Blockchain oracle applications
Blockchain oracles come in different shapes and sizes depending on the functions they are designed to perform. The most well-known type of blockchain oracles is the input oracle (also referred to as ‘inbound oracle’), which supplies blockchain systems with off-chain data. But as we mentioned earlier, the connection can work in both directions, so information can be transferred from blockchain to the real world. Oracles designed to facilitate those types of transfers are known as output, or outbound, oracles.
Apart from these, we also have cross-chain oracles, which transfer information between different chains and, in doing so, help improve blockchain interoperability. There are also oracles known as ‘compute-enabled’ oracles. Those are particularly interesting, as they can perform off-chain computations and submit the results on-chain.
The variety of oracles and oracle networks speaks of the versatility of the technology and gives an idea of the variety of use cases it can support. Let’s examine some of those in more detai.

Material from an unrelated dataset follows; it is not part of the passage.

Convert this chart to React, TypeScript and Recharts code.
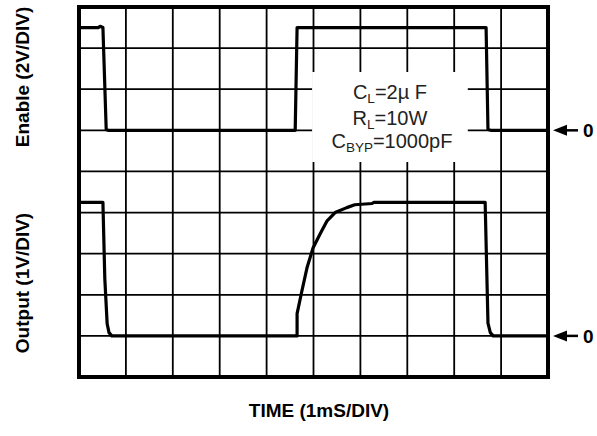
import React from 'react';
import {
  LineChart,
  Line,
  XAxis,
  YAxis,
  CartesianGrid,
  ReferenceArea,
  ReferenceLine,
  Customized,
} from 'recharts';

// grid divisions (time: 1 ms/div, volts: per-trace scale)
const timeDivs = [0, 1, 2, 3, 4, 5, 6, 7, 8, 9, 10];
const voltDivs = [0, 1, 2, 3, 4, 5, 6, 7, 8, 9];

// Enable trace (2V/DIV, zero reference at division 6)
const enableTime = [0, 0.41, 0.45, 0.51, 0.58, 0.62, 4.61, 4.65, 8.68, 8.72, 8.78, 10];
const enableLevel = [8.5, 8.5, 8.53, 8.5, 6.02, 6.0, 6.0, 8.5, 8.5, 6.02, 6.0, 6.0];

// Output trace (1V/DIV, zero reference at division 1)
const outputTime = [0, 0.51, 0.55, 0.6, 0.64, 0.7, 4.65, 4.65, 4.75, 4.86, 4.99, 5.14, 5.29, 5.46, 5.71, 5.88, 6.25, 6.29, 8.66, 8.72, 8.77, 8.83, 10];
const outputLevel = [4.25, 4.25, 2.4, 1.3, 1.08, 1.0, 1.0, 1.54, 2.08, 2.65, 3.14, 3.48, 3.8, 4.0, 4.12, 4.19, 4.22, 4.25, 4.25, 1.31, 1.08, 1.0, 1.0];

// zero-reference markers
const zeroLevels = [6, 1];
const zeroLabel = '0';

// annotation box (in divisions)
const noteTime = [4.97, 8.29];
const noteLevel = [5.23, 7.42];

const enableTitle = 'Enable (2V/DIV)';
const outputTitle = 'Output (1V/DIV)';
const timeTitle = 'TIME (1mS/DIV)';

const enableData = enableTime.map((t, i) => ({ t, v: enableLevel[i] }));
const outputData = outputTime.map((t, i) => ({ t, v: outputLevel[i] }));

const FONT = '"Liberation Sans", Arial, Helvetica, sans-serif';

const ZeroMarker = (props: any) => {
  const vb = props.viewBox || {};
  const x0 = vb.x + vb.width;
  const y0 = vb.y;
  const tip = x0 + 5;
  return (
    <g>
      <polygon points={`${tip},${y0} ${tip + 14},${y0 - 5.5} ${tip + 14},${y0 + 5.5}`} fill="#000" />
      <line x1={tip + 12} y1={y0} x2={tip + 25} y2={y0} stroke="#000" strokeWidth={2.5} />
      <text x={tip + 30} y={y0 + 7} fontFamily={FONT} fontWeight="bold" fontSize={19} fill="#000">
        {zeroLabel}
      </text>
    </g>
  );
};

const NoteLabel = (props: any) => {
  const vb = props.viewBox || {};
  const cx = vb.x + vb.width / 2;
  const cy = vb.y + vb.height / 2;
  const fs = 20;
  const sub = 13.5;
  return (
    <g fontFamily={FONT} fontSize={fs} fill="#222">
      <text x={cx} y={cy - 18} textAnchor="middle">
        <tspan>C</tspan>
        <tspan fontSize={sub} dy={4}>L</tspan>
        <tspan dy={-4}>=2µ F</tspan>
      </text>
      <text x={cx} y={cy + 8} textAnchor="middle">
        <tspan>R</tspan>
        <tspan fontSize={sub} dy={4}>L</tspan>
        <tspan dy={-4}>=10W</tspan>
      </text>
      <text x={cx + 2} y={cy + 31} textAnchor="middle">
        <tspan>C</tspan>
        <tspan fontSize={sub} dy={4}>BYP</tspan>
        <tspan dy={-4}>=1000pF</tspan>
      </text>
    </g>
  );
};

const Titles = () => (
  <g fontFamily={FONT} fontWeight="bold" fontSize={19} fill="#000">
    <text x={22} y={77} textAnchor="middle" dominantBaseline="central" transform="rotate(-90 22 77)">
      {enableTitle}
    </text>
    <text x={22} y={283} textAnchor="middle" dominantBaseline="central" transform="rotate(-90 22 283)">
      {outputTitle}
    </text>
    <text x={319} y={417} textAnchor="middle">
      {timeTitle}
    </text>
  </g>
);

export default function App() {
  return (
    <div style={{ position: 'absolute', left: 0, top: 0, width: 597, height: 436, background: '#fff' }}>
      <LineChart width={597} height={436} margin={{ top: 7, right: 49, bottom: 59, left: 79 }}>
        <XAxis type="number" dataKey="t" domain={[0, 10]} ticks={timeDivs} hide allowDataOverflow />
        <YAxis type="number" domain={[0, 9]} ticks={voltDivs} hide allowDataOverflow />
        <CartesianGrid stroke="#000" strokeWidth={1.8} strokeOpacity={1} />
        <ReferenceArea
          x1={noteTime[0]}
          x2={noteTime[1]}
          y1={noteLevel[0]}
          y2={noteLevel[1]}
          fill="#fff"
          fillOpacity={1}
          stroke="none"
          label={<NoteLabel />}
        />
        {zeroLevels.map((z) => (
          <ReferenceLine key={z} y={z} stroke="none" label={<ZeroMarker />} />
        ))}
        <Line
          data={enableData}
          dataKey="v"
          type="linear"
          stroke="#000"
          strokeWidth={3.2}
          dot={false}
          activeDot={false}
          isAnimationActive={false}
          strokeLinejoin="round"
        />
        <Line
          data={outputData}
          dataKey="v"
          type="linear"
          stroke="#000"
          strokeWidth={3.2}
          dot={false}
          activeDot={false}
          isAnimationActive={false}
          strokeLinejoin="round"
        />
        <ReferenceArea x1={0} x2={10} y1={0} y2={9} fill="none" stroke="#000" strokeWidth={4} />
        <Customized component={<Titles />} />
      </LineChart>
    </div>
  );
}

Decentralized finance is one of the most proponent Web3 trends of the past few years and with good reason. But in order for DeFi to reach its full potential, many DeFi services rely on data from external sources, be it off-chain or on-chain. This where an oracle or a decentralized oracle network truly shines.
Web3 gaming is still in its infancy, but it’s already starting to show some promising results. The area of fantasy sports, in particular, is looking as a great fit for Web3 technologies. However, fantasy sport games are typically designed around the actual performances of real-world athletes, which means that they are reliant on off-chain data. With the help of oracles, such data can be gathered and sent out securely to a blockchain, where it can easily be accessed by a fantasy sports dApp.

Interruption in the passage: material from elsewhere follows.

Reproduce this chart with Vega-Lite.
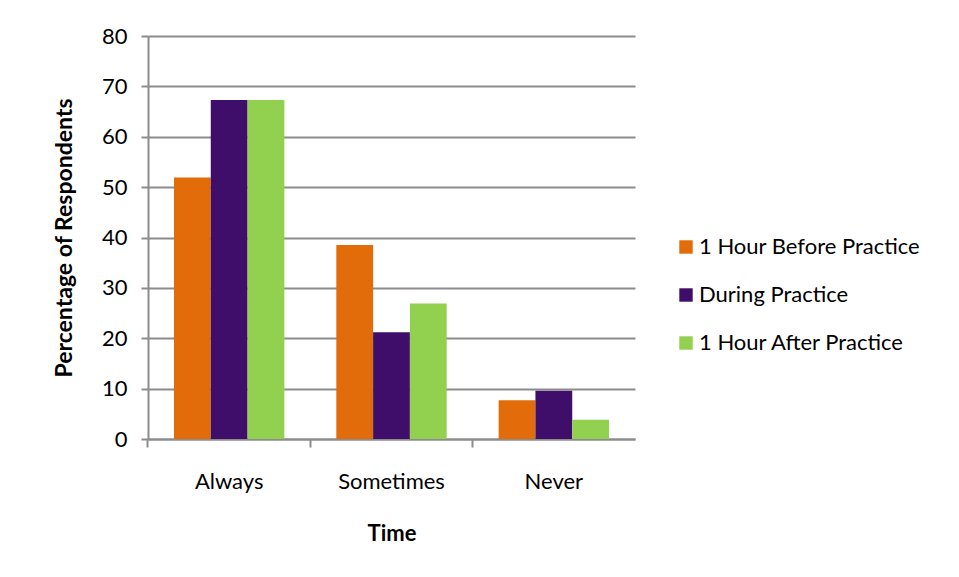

Oracles could be a key component in Web3 insurance products by sourcing real-world data to be used by smart contracts designed to verify whether claims are legitimate. Furthermore, outbound oracles can then relay the results of that verification back to the real world, which could then be used to determine payout to claimants.
Oracles can also be used to connect legacy enterprise systems with blockchain-based solutions. On these pages, we’ve already examined the role that blockchain technology could play in Industry 4.0 applications such as smart factories. In a smart factory scenario, the sensors feeding data to a blockchain-based database actually serve as hardware oracles that connect the blockchain system with the real world.
And if you find Industry 4.0 applications a tad futuristic, there are plenty of areas where blockchain oracles are readily applicable. The perfect example of this is the supply chain industry, which could benefit immensely from integrating Web3 solutions for tracking goods verifying provenance, combating theft and forgery. And, once again, that crucial connection between blockchain and the real world has to be facilitated by oracles.
Those are just some of the possible applications of blockchain oracles. In fact, their ability to connect blockchain networks with the real world can be useful in a much wider range of use cases and could even inspire some creative and novel uses of the technology. And for all those reasons we can safely say that oracles play a crucial role in unlocking the full potential of Web3.